### Data provided
>>>>>

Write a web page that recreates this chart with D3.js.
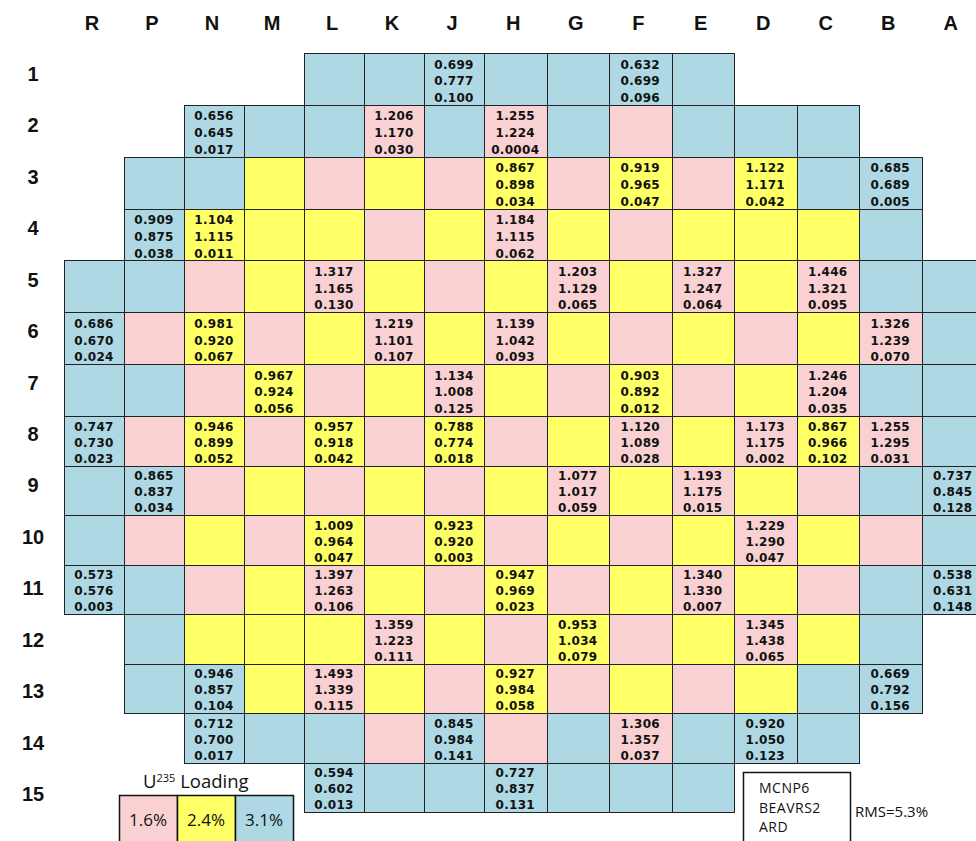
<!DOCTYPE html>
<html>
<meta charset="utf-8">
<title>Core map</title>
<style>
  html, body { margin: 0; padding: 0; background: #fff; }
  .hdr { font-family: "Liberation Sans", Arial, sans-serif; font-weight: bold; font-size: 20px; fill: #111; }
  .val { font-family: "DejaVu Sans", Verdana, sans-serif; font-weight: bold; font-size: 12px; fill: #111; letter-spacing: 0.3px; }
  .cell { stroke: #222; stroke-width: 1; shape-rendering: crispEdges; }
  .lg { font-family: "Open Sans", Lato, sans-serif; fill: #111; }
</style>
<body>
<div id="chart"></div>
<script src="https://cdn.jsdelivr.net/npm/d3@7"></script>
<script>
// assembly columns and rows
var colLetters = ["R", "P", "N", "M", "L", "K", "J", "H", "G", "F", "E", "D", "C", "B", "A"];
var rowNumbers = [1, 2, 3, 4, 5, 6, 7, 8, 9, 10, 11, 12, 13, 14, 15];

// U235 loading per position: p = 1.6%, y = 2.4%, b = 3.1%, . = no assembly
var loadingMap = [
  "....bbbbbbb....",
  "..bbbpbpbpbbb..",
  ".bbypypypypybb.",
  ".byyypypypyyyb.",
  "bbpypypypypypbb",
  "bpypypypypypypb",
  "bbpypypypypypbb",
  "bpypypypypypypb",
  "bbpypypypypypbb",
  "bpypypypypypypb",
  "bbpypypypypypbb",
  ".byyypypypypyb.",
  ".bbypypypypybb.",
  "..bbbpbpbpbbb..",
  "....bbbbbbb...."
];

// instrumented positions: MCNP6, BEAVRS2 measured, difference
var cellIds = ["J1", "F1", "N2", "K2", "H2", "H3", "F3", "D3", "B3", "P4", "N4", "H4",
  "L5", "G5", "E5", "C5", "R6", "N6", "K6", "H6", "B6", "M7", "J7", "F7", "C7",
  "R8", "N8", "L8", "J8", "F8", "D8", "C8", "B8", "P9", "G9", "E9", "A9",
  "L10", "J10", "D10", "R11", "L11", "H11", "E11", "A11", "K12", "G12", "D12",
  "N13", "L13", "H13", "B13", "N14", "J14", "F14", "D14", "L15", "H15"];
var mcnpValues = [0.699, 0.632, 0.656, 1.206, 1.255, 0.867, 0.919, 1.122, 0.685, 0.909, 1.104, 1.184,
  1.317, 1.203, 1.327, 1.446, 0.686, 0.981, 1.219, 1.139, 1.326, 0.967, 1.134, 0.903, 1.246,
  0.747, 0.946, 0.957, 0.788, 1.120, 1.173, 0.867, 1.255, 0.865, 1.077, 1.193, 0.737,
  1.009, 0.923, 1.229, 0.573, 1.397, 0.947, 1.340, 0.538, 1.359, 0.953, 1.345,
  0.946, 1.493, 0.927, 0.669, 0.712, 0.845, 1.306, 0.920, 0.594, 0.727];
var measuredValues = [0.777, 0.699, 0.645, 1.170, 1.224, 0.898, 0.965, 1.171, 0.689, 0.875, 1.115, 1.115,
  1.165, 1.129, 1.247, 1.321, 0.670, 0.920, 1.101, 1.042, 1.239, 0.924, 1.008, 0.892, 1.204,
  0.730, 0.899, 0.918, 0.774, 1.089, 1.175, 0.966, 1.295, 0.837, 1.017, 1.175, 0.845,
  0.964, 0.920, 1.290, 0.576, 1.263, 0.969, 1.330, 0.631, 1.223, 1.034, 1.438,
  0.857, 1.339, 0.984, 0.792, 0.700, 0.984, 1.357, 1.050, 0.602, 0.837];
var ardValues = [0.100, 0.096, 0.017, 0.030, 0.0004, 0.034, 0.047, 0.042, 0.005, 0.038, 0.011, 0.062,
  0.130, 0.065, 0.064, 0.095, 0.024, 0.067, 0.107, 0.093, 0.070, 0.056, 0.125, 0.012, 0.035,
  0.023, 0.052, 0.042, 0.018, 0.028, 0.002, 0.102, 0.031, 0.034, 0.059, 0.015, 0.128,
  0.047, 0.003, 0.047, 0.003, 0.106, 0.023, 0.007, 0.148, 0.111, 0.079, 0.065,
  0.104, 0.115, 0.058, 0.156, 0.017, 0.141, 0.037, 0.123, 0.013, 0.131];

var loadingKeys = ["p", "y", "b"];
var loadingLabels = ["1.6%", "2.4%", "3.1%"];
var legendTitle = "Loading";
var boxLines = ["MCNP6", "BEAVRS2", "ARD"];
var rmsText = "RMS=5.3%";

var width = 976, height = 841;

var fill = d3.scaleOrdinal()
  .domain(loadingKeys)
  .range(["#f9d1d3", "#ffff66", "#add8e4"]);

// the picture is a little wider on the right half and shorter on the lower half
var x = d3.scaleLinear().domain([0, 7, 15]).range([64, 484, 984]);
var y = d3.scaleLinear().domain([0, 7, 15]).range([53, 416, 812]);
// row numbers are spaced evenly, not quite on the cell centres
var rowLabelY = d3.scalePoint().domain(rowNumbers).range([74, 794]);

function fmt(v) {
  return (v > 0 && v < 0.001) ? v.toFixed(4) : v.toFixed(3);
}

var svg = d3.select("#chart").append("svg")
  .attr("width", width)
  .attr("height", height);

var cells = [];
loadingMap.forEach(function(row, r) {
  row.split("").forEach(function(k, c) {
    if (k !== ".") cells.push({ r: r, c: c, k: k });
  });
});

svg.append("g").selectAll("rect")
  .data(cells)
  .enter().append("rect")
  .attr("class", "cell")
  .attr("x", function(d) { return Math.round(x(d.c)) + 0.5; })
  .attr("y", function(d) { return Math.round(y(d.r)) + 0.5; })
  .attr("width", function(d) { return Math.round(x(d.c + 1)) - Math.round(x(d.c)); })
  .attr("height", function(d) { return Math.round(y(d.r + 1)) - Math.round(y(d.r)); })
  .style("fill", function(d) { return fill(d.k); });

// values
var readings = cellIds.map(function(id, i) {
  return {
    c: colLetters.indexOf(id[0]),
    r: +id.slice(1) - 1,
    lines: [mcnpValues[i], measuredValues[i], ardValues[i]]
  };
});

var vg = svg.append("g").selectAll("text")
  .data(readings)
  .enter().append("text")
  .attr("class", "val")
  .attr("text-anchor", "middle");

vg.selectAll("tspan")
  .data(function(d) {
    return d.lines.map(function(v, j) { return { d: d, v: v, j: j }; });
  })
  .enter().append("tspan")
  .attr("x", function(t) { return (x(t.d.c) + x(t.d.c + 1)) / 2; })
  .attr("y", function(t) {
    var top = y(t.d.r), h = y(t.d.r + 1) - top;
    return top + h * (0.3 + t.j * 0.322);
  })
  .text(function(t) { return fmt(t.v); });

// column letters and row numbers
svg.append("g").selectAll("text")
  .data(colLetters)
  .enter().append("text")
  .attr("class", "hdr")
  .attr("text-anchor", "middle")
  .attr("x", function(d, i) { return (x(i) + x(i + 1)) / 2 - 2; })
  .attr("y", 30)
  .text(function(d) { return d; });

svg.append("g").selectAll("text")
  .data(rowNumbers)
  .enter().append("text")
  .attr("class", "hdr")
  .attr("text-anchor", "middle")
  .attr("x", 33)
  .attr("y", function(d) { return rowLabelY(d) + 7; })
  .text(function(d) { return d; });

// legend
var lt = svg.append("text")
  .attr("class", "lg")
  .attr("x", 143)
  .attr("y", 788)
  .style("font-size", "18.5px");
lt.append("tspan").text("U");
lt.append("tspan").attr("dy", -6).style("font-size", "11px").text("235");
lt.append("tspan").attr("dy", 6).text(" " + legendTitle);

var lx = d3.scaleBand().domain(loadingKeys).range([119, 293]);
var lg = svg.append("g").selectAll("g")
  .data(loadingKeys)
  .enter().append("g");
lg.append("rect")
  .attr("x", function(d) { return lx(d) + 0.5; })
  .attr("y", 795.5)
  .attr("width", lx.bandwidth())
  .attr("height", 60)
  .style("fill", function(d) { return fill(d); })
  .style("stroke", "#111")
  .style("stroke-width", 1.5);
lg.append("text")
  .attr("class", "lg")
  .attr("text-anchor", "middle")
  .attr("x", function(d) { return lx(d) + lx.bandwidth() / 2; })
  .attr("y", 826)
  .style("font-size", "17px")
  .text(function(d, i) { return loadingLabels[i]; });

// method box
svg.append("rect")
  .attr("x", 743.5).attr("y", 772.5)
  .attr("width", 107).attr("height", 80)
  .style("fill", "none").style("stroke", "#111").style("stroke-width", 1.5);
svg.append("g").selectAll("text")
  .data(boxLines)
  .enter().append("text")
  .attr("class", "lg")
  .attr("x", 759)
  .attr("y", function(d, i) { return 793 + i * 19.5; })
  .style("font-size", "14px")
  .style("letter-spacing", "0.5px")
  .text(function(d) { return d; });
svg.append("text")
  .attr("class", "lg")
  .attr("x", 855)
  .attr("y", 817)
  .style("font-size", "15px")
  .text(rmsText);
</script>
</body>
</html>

<<<<<
>>>>>

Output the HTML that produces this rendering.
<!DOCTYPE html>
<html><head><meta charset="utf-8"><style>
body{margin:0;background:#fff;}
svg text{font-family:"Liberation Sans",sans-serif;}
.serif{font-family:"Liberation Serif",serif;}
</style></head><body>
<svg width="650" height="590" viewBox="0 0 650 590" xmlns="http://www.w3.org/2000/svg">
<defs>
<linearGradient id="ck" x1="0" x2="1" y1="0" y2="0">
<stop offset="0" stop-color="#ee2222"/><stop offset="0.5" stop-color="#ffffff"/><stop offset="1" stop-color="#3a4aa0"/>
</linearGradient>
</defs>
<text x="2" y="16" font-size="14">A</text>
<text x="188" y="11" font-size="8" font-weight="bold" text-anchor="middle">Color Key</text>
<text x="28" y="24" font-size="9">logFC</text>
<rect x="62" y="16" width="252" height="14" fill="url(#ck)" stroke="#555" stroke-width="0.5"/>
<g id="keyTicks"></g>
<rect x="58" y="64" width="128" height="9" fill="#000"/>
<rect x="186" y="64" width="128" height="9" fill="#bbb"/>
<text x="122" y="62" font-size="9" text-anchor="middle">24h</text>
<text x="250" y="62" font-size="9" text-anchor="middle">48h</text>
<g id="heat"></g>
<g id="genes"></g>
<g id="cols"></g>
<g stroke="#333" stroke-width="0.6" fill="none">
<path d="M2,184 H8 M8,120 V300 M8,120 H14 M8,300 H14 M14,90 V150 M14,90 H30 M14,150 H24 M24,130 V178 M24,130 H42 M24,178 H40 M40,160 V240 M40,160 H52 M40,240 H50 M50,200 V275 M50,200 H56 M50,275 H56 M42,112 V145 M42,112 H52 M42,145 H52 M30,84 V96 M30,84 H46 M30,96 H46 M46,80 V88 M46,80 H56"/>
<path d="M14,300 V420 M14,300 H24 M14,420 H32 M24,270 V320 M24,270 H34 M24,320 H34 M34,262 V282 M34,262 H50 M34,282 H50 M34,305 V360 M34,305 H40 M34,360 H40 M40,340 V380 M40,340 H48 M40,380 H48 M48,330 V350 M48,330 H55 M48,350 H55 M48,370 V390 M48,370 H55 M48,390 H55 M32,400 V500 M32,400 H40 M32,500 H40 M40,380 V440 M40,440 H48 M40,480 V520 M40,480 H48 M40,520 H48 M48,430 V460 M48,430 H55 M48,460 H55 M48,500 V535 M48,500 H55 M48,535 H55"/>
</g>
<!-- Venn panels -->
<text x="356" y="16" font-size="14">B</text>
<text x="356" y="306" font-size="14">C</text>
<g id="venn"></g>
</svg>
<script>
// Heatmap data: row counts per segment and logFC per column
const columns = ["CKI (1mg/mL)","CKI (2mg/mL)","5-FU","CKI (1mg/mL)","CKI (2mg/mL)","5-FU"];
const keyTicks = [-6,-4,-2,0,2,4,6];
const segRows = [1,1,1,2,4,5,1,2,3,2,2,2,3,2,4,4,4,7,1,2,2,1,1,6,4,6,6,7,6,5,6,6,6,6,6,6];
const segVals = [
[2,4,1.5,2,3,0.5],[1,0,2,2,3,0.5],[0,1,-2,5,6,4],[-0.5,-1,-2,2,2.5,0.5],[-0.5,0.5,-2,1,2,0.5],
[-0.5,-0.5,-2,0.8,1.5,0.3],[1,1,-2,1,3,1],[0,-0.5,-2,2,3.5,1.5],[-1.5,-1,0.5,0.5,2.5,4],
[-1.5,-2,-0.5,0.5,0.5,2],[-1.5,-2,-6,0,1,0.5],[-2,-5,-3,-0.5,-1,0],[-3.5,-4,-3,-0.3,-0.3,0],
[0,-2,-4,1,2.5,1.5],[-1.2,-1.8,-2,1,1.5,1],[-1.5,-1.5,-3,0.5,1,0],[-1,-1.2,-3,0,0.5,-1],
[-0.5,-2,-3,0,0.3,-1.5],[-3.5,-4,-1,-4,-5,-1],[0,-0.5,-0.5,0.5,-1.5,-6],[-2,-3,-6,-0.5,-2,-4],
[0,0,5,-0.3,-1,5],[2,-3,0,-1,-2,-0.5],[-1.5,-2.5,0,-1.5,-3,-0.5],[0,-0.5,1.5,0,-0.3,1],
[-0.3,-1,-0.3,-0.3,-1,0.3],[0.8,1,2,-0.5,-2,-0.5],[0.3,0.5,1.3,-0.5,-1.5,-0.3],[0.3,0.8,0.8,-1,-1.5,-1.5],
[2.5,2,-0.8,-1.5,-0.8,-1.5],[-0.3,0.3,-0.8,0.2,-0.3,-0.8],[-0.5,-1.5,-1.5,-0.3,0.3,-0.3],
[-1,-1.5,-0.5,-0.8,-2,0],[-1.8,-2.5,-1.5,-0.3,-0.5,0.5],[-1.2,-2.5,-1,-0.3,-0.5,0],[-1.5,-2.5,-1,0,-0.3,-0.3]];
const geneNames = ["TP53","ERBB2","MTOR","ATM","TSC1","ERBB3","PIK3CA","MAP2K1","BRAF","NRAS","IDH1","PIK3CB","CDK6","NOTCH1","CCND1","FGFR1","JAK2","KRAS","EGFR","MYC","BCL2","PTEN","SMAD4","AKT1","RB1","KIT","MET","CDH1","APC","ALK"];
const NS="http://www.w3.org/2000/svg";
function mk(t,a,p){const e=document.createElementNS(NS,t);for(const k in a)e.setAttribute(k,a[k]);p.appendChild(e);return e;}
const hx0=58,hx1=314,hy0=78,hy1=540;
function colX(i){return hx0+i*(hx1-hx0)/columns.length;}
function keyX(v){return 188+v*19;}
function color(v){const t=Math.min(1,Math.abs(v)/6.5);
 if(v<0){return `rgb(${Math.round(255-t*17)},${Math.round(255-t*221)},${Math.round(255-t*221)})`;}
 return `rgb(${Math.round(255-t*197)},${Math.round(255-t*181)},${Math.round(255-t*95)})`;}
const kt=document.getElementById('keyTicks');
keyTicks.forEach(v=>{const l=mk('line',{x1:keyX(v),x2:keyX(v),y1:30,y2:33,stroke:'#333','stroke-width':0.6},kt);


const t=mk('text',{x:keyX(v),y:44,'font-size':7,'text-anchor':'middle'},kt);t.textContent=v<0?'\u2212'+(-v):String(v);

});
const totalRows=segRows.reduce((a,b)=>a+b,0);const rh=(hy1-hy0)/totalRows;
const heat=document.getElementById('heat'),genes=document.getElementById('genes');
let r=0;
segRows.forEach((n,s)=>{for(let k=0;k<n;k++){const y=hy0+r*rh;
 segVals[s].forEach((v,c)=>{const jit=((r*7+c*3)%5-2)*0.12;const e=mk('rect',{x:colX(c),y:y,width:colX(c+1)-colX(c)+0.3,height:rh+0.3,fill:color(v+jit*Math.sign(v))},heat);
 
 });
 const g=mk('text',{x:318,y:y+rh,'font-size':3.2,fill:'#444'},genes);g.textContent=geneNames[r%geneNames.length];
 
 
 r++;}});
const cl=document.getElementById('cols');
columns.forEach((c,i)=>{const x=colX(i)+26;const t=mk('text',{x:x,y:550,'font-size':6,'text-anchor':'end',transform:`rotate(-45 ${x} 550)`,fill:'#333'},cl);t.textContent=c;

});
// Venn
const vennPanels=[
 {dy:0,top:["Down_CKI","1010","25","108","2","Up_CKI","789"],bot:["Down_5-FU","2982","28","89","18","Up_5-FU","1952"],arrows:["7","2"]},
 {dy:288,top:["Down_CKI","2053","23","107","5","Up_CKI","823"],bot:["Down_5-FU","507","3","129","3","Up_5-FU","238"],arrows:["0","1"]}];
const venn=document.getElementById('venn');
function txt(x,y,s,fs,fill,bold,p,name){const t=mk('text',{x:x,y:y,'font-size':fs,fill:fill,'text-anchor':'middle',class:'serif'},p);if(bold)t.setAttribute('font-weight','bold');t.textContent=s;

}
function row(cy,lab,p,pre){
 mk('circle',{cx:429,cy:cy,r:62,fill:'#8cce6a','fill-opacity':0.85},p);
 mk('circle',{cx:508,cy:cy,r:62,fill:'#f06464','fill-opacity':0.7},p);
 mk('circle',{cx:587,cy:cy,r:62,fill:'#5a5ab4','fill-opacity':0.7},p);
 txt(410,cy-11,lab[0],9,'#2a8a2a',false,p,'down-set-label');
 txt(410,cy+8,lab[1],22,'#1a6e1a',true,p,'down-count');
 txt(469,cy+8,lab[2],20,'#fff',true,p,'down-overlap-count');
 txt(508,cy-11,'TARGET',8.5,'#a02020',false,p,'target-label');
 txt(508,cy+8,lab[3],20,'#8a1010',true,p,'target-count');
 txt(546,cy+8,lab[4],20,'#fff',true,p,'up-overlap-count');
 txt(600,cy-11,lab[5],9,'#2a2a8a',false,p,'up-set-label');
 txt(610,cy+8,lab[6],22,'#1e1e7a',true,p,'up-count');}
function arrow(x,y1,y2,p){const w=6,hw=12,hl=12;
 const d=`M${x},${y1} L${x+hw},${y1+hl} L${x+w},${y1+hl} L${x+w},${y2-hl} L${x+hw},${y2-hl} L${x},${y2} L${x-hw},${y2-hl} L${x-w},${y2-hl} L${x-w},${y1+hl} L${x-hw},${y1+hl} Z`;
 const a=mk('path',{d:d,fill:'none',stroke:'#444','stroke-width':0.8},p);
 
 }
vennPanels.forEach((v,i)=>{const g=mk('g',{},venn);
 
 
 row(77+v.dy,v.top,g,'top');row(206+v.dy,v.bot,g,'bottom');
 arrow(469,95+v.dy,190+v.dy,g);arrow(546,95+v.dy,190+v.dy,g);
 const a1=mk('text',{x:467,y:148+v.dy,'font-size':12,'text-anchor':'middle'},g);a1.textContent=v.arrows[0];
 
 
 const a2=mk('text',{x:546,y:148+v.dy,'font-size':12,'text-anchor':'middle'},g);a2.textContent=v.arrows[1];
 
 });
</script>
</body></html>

<<<<<

### What the exercise asks
Copy, exactly as they stand, the lines from the one that holds "Write a web" to the one that holds "13, 14, 15];", both included, and drop every picture.

### Solution
Write a web page that recreates this chart with D3.js.
<!DOCTYPE html>
<html>
<meta charset="utf-8">
<title>Core map</title>
<style>
  html, body { margin: 0; padding: 0; background: #fff; }
  .hdr { font-family: "Liberation Sans", Arial, sans-serif; font-weight: bold; font-size: 20px; fill: #111; }
  .val { font-family: "DejaVu Sans", Verdana, sans-serif; font-weight: bold; font-size: 12px; fill: #111; letter-spacing: 0.3px; }
  .cell { stroke: #222; stroke-width: 1; shape-rendering: crispEdges; }
  .lg { font-family: "Open Sans", Lato, sans-serif; fill: #111; }
</style>
<body>
<div id="chart"></div>
<script src="https://cdn.jsdelivr.net/npm/d3@7"></script>
<script>
// assembly columns and rows
var colLetters = ["R", "P", "N", "M", "L", "K", "J", "H", "G", "F", "E", "D", "C", "B", "A"];
var rowNumbers = [1, 2, 3, 4, 5, 6, 7, 8, 9, 10, 11, 12, 13, 14, 15];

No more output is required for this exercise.